Knowing the grace of the Lord Jesus, removes aggressiveness shown for example in harsh judgementalism – towards other believers – we remember that we are sinners saved by grace. At times people may have excuses for their sins, we do not. We all continue to fail and continue to need transformation further into the likeness of Christ. Grace was given because they needed it. And it reminds them, there is no other way to be right with God.

The love of God dispels jealously, for we are all equally loved, people may have different gifts, be more mature, or have greater experience or skill or even have more energy for God’s work, yet we are all loved equally.

And bitterness. Bitterness divides a Christian community. The Spirit makes the love of God and grace of Christ real in the life of each believer and in the believing community, and deepens the unity among believers.

Through the fellowship of the Spirit, the grace of Christ and the love of God is made real and a troubled church and trouble individuals become mended.
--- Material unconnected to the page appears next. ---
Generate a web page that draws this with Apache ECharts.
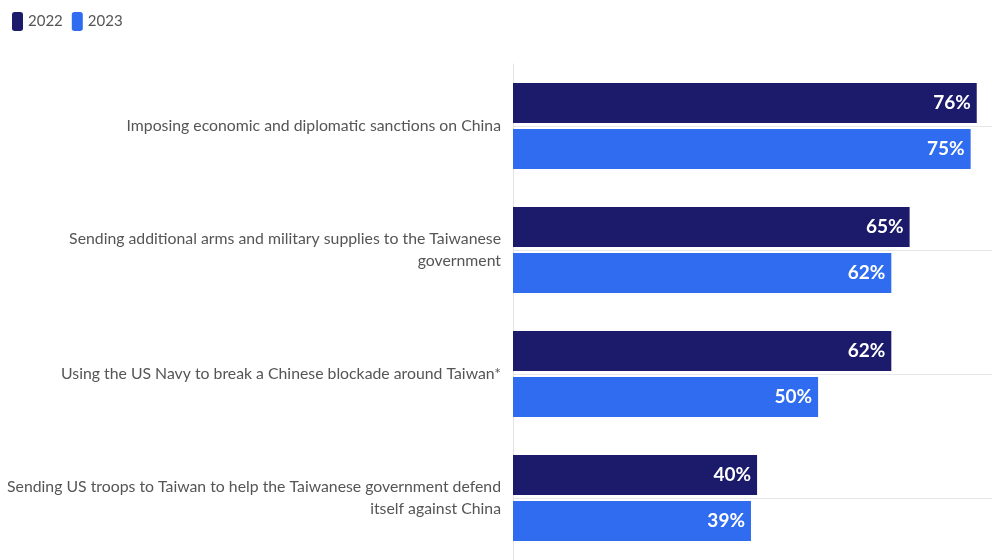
<!DOCTYPE html>
<html><head><meta charset="utf-8">
<script src="https://cdn.jsdelivr.net/npm/echarts@6/dist/echarts.min.js"></script>
<style>html,body{margin:0;padding:0;background:#fff}#c{width:992px;height:560px}</style>
</head><body><div id="c"></div>
<script>
var categories = [
  "Imposing economic and diplomatic sanctions on China",
  "Sending additional arms and military supplies to the Taiwanese\ngovernment",
  "Using the US Navy to break a Chinese blockade around Taiwan*",
  "Sending US troops to Taiwan to help the Taiwanese government defend\nitself against China"
];
var seriesNames = ["2022", "2023"];
var values2022 = [76, 65, 62, 40];
var values2023 = [75, 62, 50, 39];

var colors = ["#1b1a6b", "#2f6cf0"];
var chart = echarts.init(document.getElementById('c'), null, {renderer: 'canvas'});
function mkSeries(name, data, color) {
  return {
    name: name, type: 'bar', data: data, barWidth: 40, barGap: '15%', z: 3,
    itemStyle: {color: color},
    label: {show: true, position: 'insideRight', distance: 6, formatter: '{c}%',
      color: '#fff', fontWeight: 'bold', fontSize: 19, fontFamily: 'Lato',
      textBorderColor: color, textBorderWidth: 2},
    silent: true
  };
}
chart.setOption({
  animation: false,
  legend: {left: 7, top: 7, itemWidth: 11, itemHeight: 19, itemGap: 9,
    icon: 'roundRect', textStyle: {color: '#555', fontSize: 15, fontFamily: 'Lato'},
    data: seriesNames},
  grid: {left: 513, right: 0, top: 64, bottom: -2, containLabel: false},
  xAxis: {type: 'value', min: 0, max: 78.5, show: false},
  yAxis: {type: 'category', inverse: true, data: categories,
    axisLine: {show: true, lineStyle: {color: '#e3e3e3'}},
    axisTick: {show: false},
    splitLine: {show: false},
    axisLabel: {color: '#555', fontSize: 15.8, fontFamily: 'Lato', margin: 12, lineHeight: 22, align: 'right'}},
  series: [
    mkSeries(seriesNames[0], values2022, colors[0]),
    mkSeries(seriesNames[1], values2023, colors[1]),
    {type: 'line', data: [], z: 1, silent: true,
      markLine: {silent: true, symbol: 'none', label: {show: false}, z: 1,
        lineStyle: {color: '#e6e6e6', type: 'solid', width: 1},
        data: categories.map(function (c) { return {yAxis: c}; })}}
  ]
});
</script></body></html>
It is not by Paul they will be healed, it is through ‘Trinity the Christian name of God’ that mending comes, through Father, Son and Spirit.

But mending begins with our core relationship with God. There are many people who watch these services – perhaps, you have watched us and you would honestly say, you don’t know the grace of our Lord Jesus, the love of God and the fellowship of his Spirit. This is where all Christian life begins.

To finish I’d like to pray a prayer – you may want to echo this in your heart…  It’s a prayer saying sorry for the past, thanking Jesus for his grace, for what he’s done on the cross for you, and inviting him to come into your life by his Spirit. Just echo this in the silence of your heart.

Lord Jesus Christ, thank you that you love me so much.

I now turn away from everything that I know is wrong – all the bad stuff.

Thank you that you died so that I could be forgiven.

I put my trust in you and in what you did on the cross.

And now I open the door of my heart, and I invite you to come into my life by your Spirit to be with me forever. Thank you, Lord Jesus. Amen.